Matviyenko Critic Says He Has Been Blacklisted
Published: September 14, 2011 (Issue # 1674)
Television presenter and journalist Dmitry Gubin, once the editor of the local English-Russian-language publication Pulse St. Petersburg, says he has been blacklisted by Russia’s state-controlled national television at the demand of former St. Petersburg governor Valentina Matviyenko.
Last week, Gubin wrote in his blog on Livejournal.com that he found out “by pure chance” that he had been fired and replaced as the co-host of the program “Vremenno Dostupen” (Temporarily Available) on the Tsentr Television channel (TVTs), which he presented alongside Dmitry Dibrov.
He said that no one from the channel’s management has called him to tell him the news.
Gubin wrote that he learned that he had been put on a blacklist when he tried to find out via an unnamed influential source why he had been fired.
“Don’t even go near the federal television channels,” Gubin quoted his source as saying.
“There’s a total ban on you; Auntie Valya (one of Matviyenko’s nicknames) did her best. And everybody on television knows this.”
Gubin revealed that earlier this year, he was booted off another show he used to host, and edited out of three already completed shows on RTR Television channel.
Alongside actor Dmitry Kharatyan, Gubin was a co-host of RTR’s 90-minute talk show “Bolshaya Semya” (Large Family).
Ekho Moskvy journalist Ksenia Larina wrote about Gubin being edited out of the show in her blog on the station’s web site back in June, after the program editor wrote to her that the “Bolshaya Semya” program featuring her had still not been aired after several months because the channel was “busy editing out the presenter.”
When Larina asked why, the reply she received was: “Surely you understand.” On her blog, Larina described the situation as “crude, outrageous savagery.”
Gubin claims that he was told unofficially that he was edited out on the orders of “the state’s second person.” Speaking on Tuesday, he said he had no idea whether Prime Minister Vladimir Putin or President Dmitry Medvedev was meant, but that he was sure that he came under fire because of his criticism of Matviyenko.
Matviyenko reportedly had the support of Putin, who endorsed her for the post of St. Petersburg governor in 2003 and reappointed her to the job in 2006 after scrapping gubernatorial elections.
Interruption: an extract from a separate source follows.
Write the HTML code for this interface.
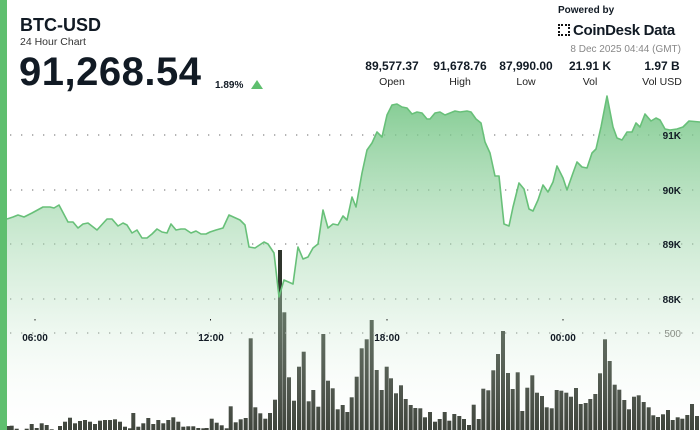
<!DOCTYPE html>
<html><head><meta charset="utf-8"><style>
body{margin:0;width:700px;height:430px;overflow:hidden;background:#fff;font-family:"Liberation Sans",sans-serif;color:#111a24}
#c{position:absolute;left:0;top:0}
.t{position:absolute;white-space:nowrap}
</style></head><body>
<svg id="c" width="700" height="430" xmlns="http://www.w3.org/2000/svg">
<defs>
<linearGradient id="g" x1="0" y1="95" x2="0" y2="430" gradientUnits="userSpaceOnUse">
<stop offset="0" stop-color="#6cc27e" stop-opacity="0.85"/>
<stop offset="0.6" stop-color="#b6e0bf" stop-opacity="0.4"/>
<stop offset="1" stop-color="#ffffff" stop-opacity="0.08"/>
</linearGradient>
</defs>
<g id="bars" fill="#2f352c"></g>
<g stroke="#888" stroke-width="1.3" stroke-dasharray="1.3 9.7">
<line x1="10" y1="135" x2="700" y2="135"/><line x1="10" y1="190" x2="700" y2="190"/>
<line x1="10" y1="244" x2="700" y2="244"/><line x1="10" y1="299" x2="700" y2="299"/>
<line x1="10" y1="333" x2="700" y2="333"/>
</g>
<path id="area" fill="url(#g)" stroke="none"/>
<polyline id="ln" fill="none" stroke="#68c079" stroke-width="1.6" stroke-linejoin="round"/>
<g fill="#222"><rect x="34.5" y="319" width="1" height="1.5"/><rect x="210" y="319" width="1" height="1.5"/><rect x="386.5" y="319" width="1" height="1.5"/><rect x="562.5" y="319" width="1" height="1.5"/></g>
<g font-family="Liberation Sans,sans-serif" font-weight="bold" font-size="10" fill="#111a24" text-anchor="middle">
<text x="35" y="341">06:00</text><text x="211" y="341">12:00</text><text x="387" y="341">18:00</text><text x="563" y="341">00:00</text>
</g>
<g font-family="Liberation Sans,sans-serif" font-weight="bold" font-size="10" fill="#111a24" text-anchor="end">
<text x="681" y="139">91K</text><text x="681" y="194">90K</text><text x="681" y="248">89K</text><text x="681" y="303">88K</text>
<text x="681" y="337" fill="#8a8f87" font-weight="normal">500</text>
</g>
<rect x="0" y="0" width="7" height="430" fill="#5fbf6f"/>
<polygon points="251,89 257,80 263,89" fill="#5fbf6f"/>
</svg>
<div class="t" style="left:20px;top:15px;font-size:18px;font-weight:bold">BTC-USD</div>
<div class="t" style="left:20px;top:36px;font-size:10.5px;color:#333">24 Hour Chart</div>
<div class="t" style="left:19px;top:50px;font-size:40px;font-weight:bold;letter-spacing:0.5px">91,268.54</div>
<div class="t" style="left:215px;top:80px;font-size:10px;font-weight:bold">1.89%</div>
<div class="t" style="left:558px;top:5px;font-size:10px;font-weight:bold">Powered by</div>
<div class="t" style="left:558px;top:22px;font-size:15px;font-weight:bold;letter-spacing:-0.3px"><span style="display:inline-block;width:12px;height:12px;border:2px dotted #111;box-sizing:border-box;margin-right:3px;vertical-align:-1px"></span>CoinDesk Data</div>
<div class="t" style="right:19px;top:44px;font-size:10px;color:#888">8 Dec 2025 04:44 (GMT)</div>
<div class="t" style="left:352px;top:59px;width:80px;text-align:center;font-size:12px;font-weight:bold">89,577.37<div style="font-size:10.5px;font-weight:normal;color:#222;margin-top:3px">Open</div></div>
<div class="t" style="left:420px;top:59px;width:80px;text-align:center;font-size:12px;font-weight:bold">91,678.76<div style="font-size:10.5px;font-weight:normal;color:#222;margin-top:3px">High</div></div>
<div class="t" style="left:486px;top:59px;width:80px;text-align:center;font-size:12px;font-weight:bold">87,990.00<div style="font-size:10.5px;font-weight:normal;color:#222;margin-top:3px">Low</div></div>
<div class="t" style="left:557px;top:59px;width:66px;text-align:center;font-size:12px;font-weight:bold">21.91 K<div style="font-size:10.5px;font-weight:normal;color:#222;margin-top:3px">Vol</div></div>
<div class="t" style="left:632px;top:59px;width:60px;text-align:center;font-size:12px;font-weight:bold">1.97 B<div style="font-size:10.5px;font-weight:normal;color:#222;margin-top:3px">Vol USD</div></div>
<script>
var pts=[[7,219],[13,217],[18,215],[24,217],[32,213],[43,207],[50,207],[54,208],[59,205],[68,222],[73,222],[78,228],[83,224],[88,223],[97,230],[107,219],[112,219],[118,226],[123,223],[127,225],[132,233],[137,230],[142,238],[147,238],[152,234],[157,229],[162,232],[167,233],[171,224],[176,230],[181,229],[185,229],[191,233],[196,231],[201,234],[206,234],[210,232],[216,230],[223,228],[229,215],[240,220],[245,225],[249,247],[255,248],[264,242],[268,244],[274,253],[279,297],[284,280],[293,284],[298,247],[303,259],[308,257],[313,248],[318,244],[323,210],[328,228],[333,224],[338,225],[343,216],[347,220],[352,197],[356,207],[362,173],[367,150],[372,143],[377,132],[382,137],[387,115],[392,105],[397,104],[402,107],[407,108],[412,114],[417,112],[422,113],[427,119],[430,119],[435,113],[440,112],[445,115],[450,113],[455,111],[460,112],[467,111],[471,112],[476,119],[481,123],[485,142],[490,153],[495,176],[499,176],[504,224],[509,226],[513,207],[519,183],[524,189],[529,209],[533,211],[538,200],[543,185],[548,192],[553,182],[557,166],[563,178],[567,190],[573,173],[577,162],[582,167],[587,168],[592,153],[596,149],[601,127],[607,96],[613,127],[617,138],[622,140],[627,132],[632,132],[636,123],[640,127],[645,114],[651,121],[656,118],[660,120],[665,129],[670,130],[677,129],[683,127],[689,121],[700,122]];
var s=pts.map(function(p){return p.join(',')}).join(' ');
document.getElementById('ln').setAttribute('points',s);
document.getElementById('area').setAttribute('d','M7,430 L'+s.replace(/ /g,' L')+' L700,430 Z');
var z3=[[25,678],[35,677],[50,686],[80,686],[95,672],[110,684],[125,670],[140,675],[155,688],[180,678],[195,665],[210,653],[225,670],[240,663],[255,660],[270,665],[285,672],[300,662],[315,660],[330,660],[345,658],[360,665],[375,680],[390,685],[400,639],[415,680],[430,670],[445,654],[460,672],[475,660],[490,670],[505,660],[520,652],[535,665],[550,680],[565,679],[580,679],[595,684],[610,685],[620,684],[635,656],[650,668],[665,676],[680,685],[692,619],[707,667],[722,658],[737,654],[752,415],[766,622],[781,640],[796,656],[810,639],[825,599],[840,150],[853,337],[867,532],[882,602],[897,500],[911,455],[926,604],[940,570],[955,620],[970,402],[984,542],[998,565],[1013,628],[1028,615],[1042,636]];
var z4=[[5,592],[20,530],[35,445],[50,418],[65,360],[80,510],[95,570],[110,500],[123,535],[138,580],[153,556],[167,597],[182,615],[196,624],[211,625],[225,652],[240,636],[255,665],[269,657],[284,636],[298,662],[313,642],[328,648],[342,657],[357,675],[371,614],[386,657],[400,566],[415,571],[430,511],[444,462],[459,393],[474,519],[488,567],[503,517],[517,633],[532,563],[547,526],[561,578],[576,588],[590,622],[605,625],[620,570],[634,572],[649,578],[663,590],[678,564],[692,612],[707,609],[721,597],[736,582],[750,520],[765,418],[779,483],[794,554],[808,569],[823,600],[837,628],[852,590],[866,586],[881,606],[896,622],[910,646],[924,651],[939,643],[954,630],[968,660],[983,652],[997,656],[1012,645],[1026,612],[1041,648]];
var h='';
z3.forEach(function(b){var x=b[0]/3,y=200+b[1]/3;h+='<rect x="'+(x-2).toFixed(1)+'" y="'+y.toFixed(1)+'" width="4" height="'+(430-y).toFixed(1)+'"/>';});
z4.forEach(function(b){var x=350+b[0]/3,y=200+b[1]/3;h+='<rect x="'+(x-2).toFixed(1)+'" y="'+y.toFixed(1)+'" width="4" height="'+(430-y).toFixed(1)+'"/>';});
document.getElementById('bars').innerHTML=h;
</script>
</body></html>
According to Gubin, his current problems with television began after one of his programs on Vesti FM radio station in February, in which he criticized Matviyenko’s failure to manage the city during the winter, comparing the situation to the Siege of Leningrad during World War II and likening Matviyenko to Hitler.
In the program, he said that Matviyenko had in no time at all turned St. Petersburg, “one of Europe’s most magnificent cities,” into “the hole of a village outhouse” and then addressed her directly with the words, “Valentina Ivanovna Matviyenko! You’ve turned the city into a stinking rotten garbage heap.”
Gubin wrote that he had been fired two hours after the program aired for an alleged “breach of contract,” but that he assumed it had been done on the orders of the authorities.
The lengthy process of editing him out of RTR’s recorded “Bolshaya Semya” shows apparently began soon after, as both Vesti FM and RTR Television belong to the same holding.
Matviyenko vacated the seat of governor last month after being offered the position of Speaker of the Federation Council in Moscow by Medvedev. Analysts say the move was a result of her unpopularity with St. Petersburg residents caused by failures to clear the roads of snow and ice during the past two winters, among other reasons.
The authorities and television managers officially deny that blacklists exist. Unofficially, however, their existence has been confirmed by television journalists and opposition figures such as Garry Kasparov and Eduard Limonov, who say they are barred from taking part in television programs.
RTR, TV Tsentr and ATV Company that produces “Vremenno Dostupen” did not reply to questions when contacted by The St. Petersburg Times on Tuesday.